By adjusting cruising altitudes of its aircraft, Air NZ was able to continue to safely deliver customers to their destinations.
"Lower cruising altitudes mean we need to burn around 10% more fuel than normal but we don't believe that's a reason to stop flying, when there are perfectly safe flight paths available below the level of ash," he said.
Forsyth Barr broker Peter Young said the airline would certainly have scored "some Brownie points" with its decision to continue flying.
There was an element of discretion when making the decision to fly and that policy clearly varied company by company.
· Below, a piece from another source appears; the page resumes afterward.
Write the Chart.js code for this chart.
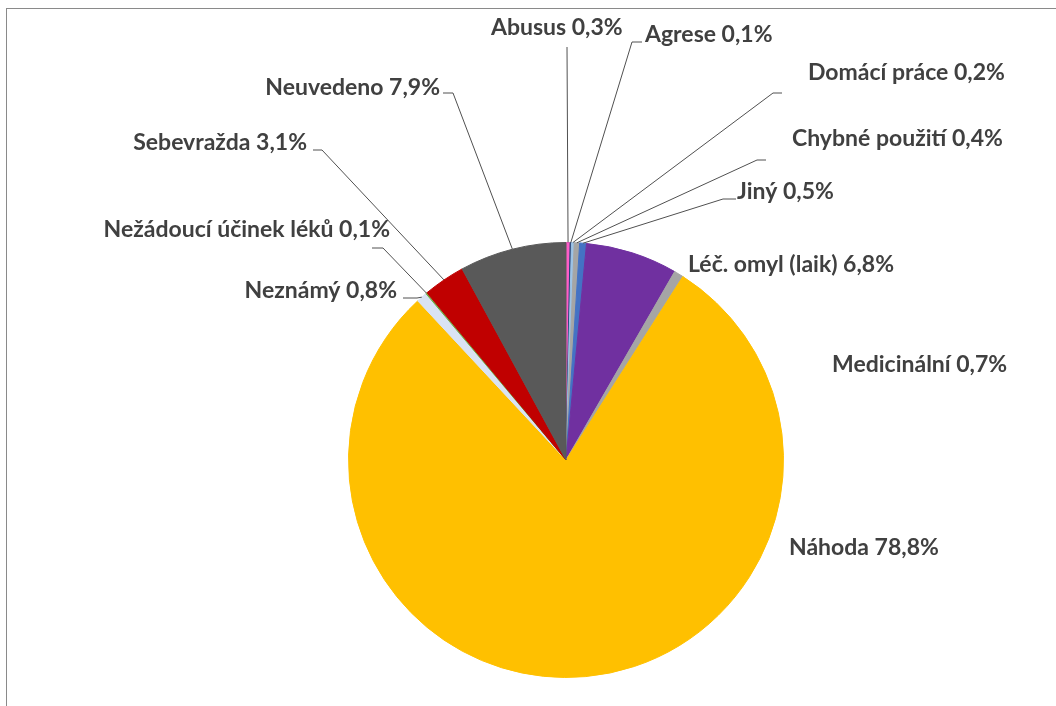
<!DOCTYPE html>
<html>
<head>
<meta charset="utf-8">
<script src="https://cdn.jsdelivr.net/npm/chart.js@4/dist/chart.umd.min.js"></script>
<style>
  html, body { margin: 0; padding: 0; background: #fff; }
  #wrap { position: relative; width: 1056px; height: 706px; }
  #frame { position: absolute; left: 6px; top: 8px; right: -2px; bottom: -2px;
           border-top: 1px solid #8a8a8a; border-left: 1px solid #8a8a8a; pointer-events: none; }
</style>
</head>
<body>
<div id="wrap">
  <canvas id="ch1" width="1056" height="706"></canvas>
  <div id="frame"></div>
</div>
<script>
// otravy podle okolností - podíly v %
var categories = ['Abusus', 'Agrese', 'Domácí práce', 'Chybné použití', 'Jiný',
  'Léč. omyl (laik)', 'Medicinální', 'Náhoda', 'Neznámý',
  'Nežádoucí účinek léků', 'Sebevražda', 'Neuvedeno'];
var shares = [0.3, 0.1, 0.2, 0.4, 0.5, 6.8, 0.7, 78.8, 0.8, 0.1, 3.1, 7.9];
var colors = ['#ff5ec8', '#264478', '#9dc3e6', '#a5a5a5', '#4472c4',
  '#7030a0', '#a5a5a5', '#ffc000', '#dae3f3', '#70ad47', '#c00000', '#595959'];

// umístění popisků vůči středu koláče: [x, y, zarovnání]
var labelPos = [
  [-75, -432, 'left'], [79, -425, 'left'], [242, -387, 'left'], [226, -321, 'left'],
  [171, -268, 'left'], [122, -195, 'left'], [266, -95, 'left'], [223, 88, 'left'],
  [-169, -169, 'right'], [-176, -230, 'right'], [-259, -317, 'right'], [-126, -372, 'right']
];
// vodicí čáry: [vzdálený x, blízký x, y], null = bez čáry
var leaders = [
  [1, 1, -413], [76, 66, -418], [216, 207, -367], [200, 191, -300],
  [170, 157, -261], null, null, null,
  [-163, -149, -162], [-194, -183, -212], [-253, -244, -310], [-123, -113, -367]
];

function fmt(v) {
  return v.toFixed(1).replace('.', ',') + '%';
}

var pieLabels = {
  id: 'pieLabels',
  afterDatasetsDraw: function(chart) {
    var ctx = chart.ctx;
    var arcs = chart.getDatasetMeta(0).data;
    ctx.save();
    arcs.forEach(function(arc, i) {
      var p = arc.getProps(['x', 'y', 'startAngle', 'endAngle', 'outerRadius'], true);
      var mid = (p.startAngle + p.endAngle) / 2;
      var ax = p.x + Math.cos(mid) * p.outerRadius;
      var ay = p.y + Math.sin(mid) * p.outerRadius;
      var ld = leaders[i];
      if (ld) {
        ctx.strokeStyle = '#505050';
        ctx.lineWidth = 1;
        ctx.beginPath();
        ctx.moveTo(p.x + ld[0], p.y + ld[2]);
        ctx.lineTo(p.x + ld[1], p.y + ld[2]);
        ctx.lineTo(ax, ay);
        ctx.stroke();
      }
      var lp = labelPos[i];
      ctx.fillStyle = '#404040';
      ctx.font = 'bold 23px Lato';
      ctx.textAlign = lp[2];
      ctx.textBaseline = 'middle';
      ctx.fillText(categories[i] + ' ' + fmt(shares[i]), p.x + lp[0], p.y + lp[1]);
    });
    ctx.restore();
  }
};

var ctx = document.getElementById('ch1').getContext('2d');
var myChart = new Chart(ctx, {
  type: 'pie',
  data: {
    labels: categories,
    datasets: [{
      data: shares,
      backgroundColor: colors,
      borderColor: colors,
      borderWidth: 1
    }]
  },
  options: {
    responsive: false,
    animation: false,
    layout: { padding: { left: 348, right: 272, top: 242, bottom: 28 } },
    plugins: {
      legend: { display: false },
      tooltip: { enabled: false }
    }
  },
  plugins: [pieLabels]
});
</script>
</body>
</html>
It was not a civil aviation decision.
"There would be zero tolerance when it comes to the safety of their passengers and staff and Air NZ has assessed that it is all right to fly at a lower altitude on domestic and Australian routes."
Qantas and Jetstar airlines had assessed the risk to be too great so, at the expense of the public, they had decided not to fly, he said.
That decision was not sitting well with many stranded passengers, especially when they saw Air NZ planes taking off.
"It is not a good look but it is entirely their decision and they have stuck with it," Mr Young said.
Craigs Investment Partners broker Chris Timms most people were saying "well done" to Air NZ.
"They are in a financial position to allow them to do that and this is an opportunity to generate a fair amount of goodwill. This is why it is good to have a parochial airline."
A former Labour government had stepped in to buy Air New Zealand when it was in danger of being sold to overseas-based airlines, he said.
It was debatable what would have happened if the national carrier had been sold, given the current circumstances, Mr Timms said.
Air NZ spokeswoman Marie Hosking said Air NZ flights were flying below the ash cloud which had a ceiling of 8229m. The Civil Authority has raised the safe flying level from 6100m to 8200m.
Air NZ loadings were high but Ms Hosking said she could not say if that was due to other airlines being grounded.
NZPA reported that in Australia, more than 60,000 passengers had been stranded by the ash cloud.
Qantas said it could take 24 hours to 48 hours to clear just the Melbourne backlog.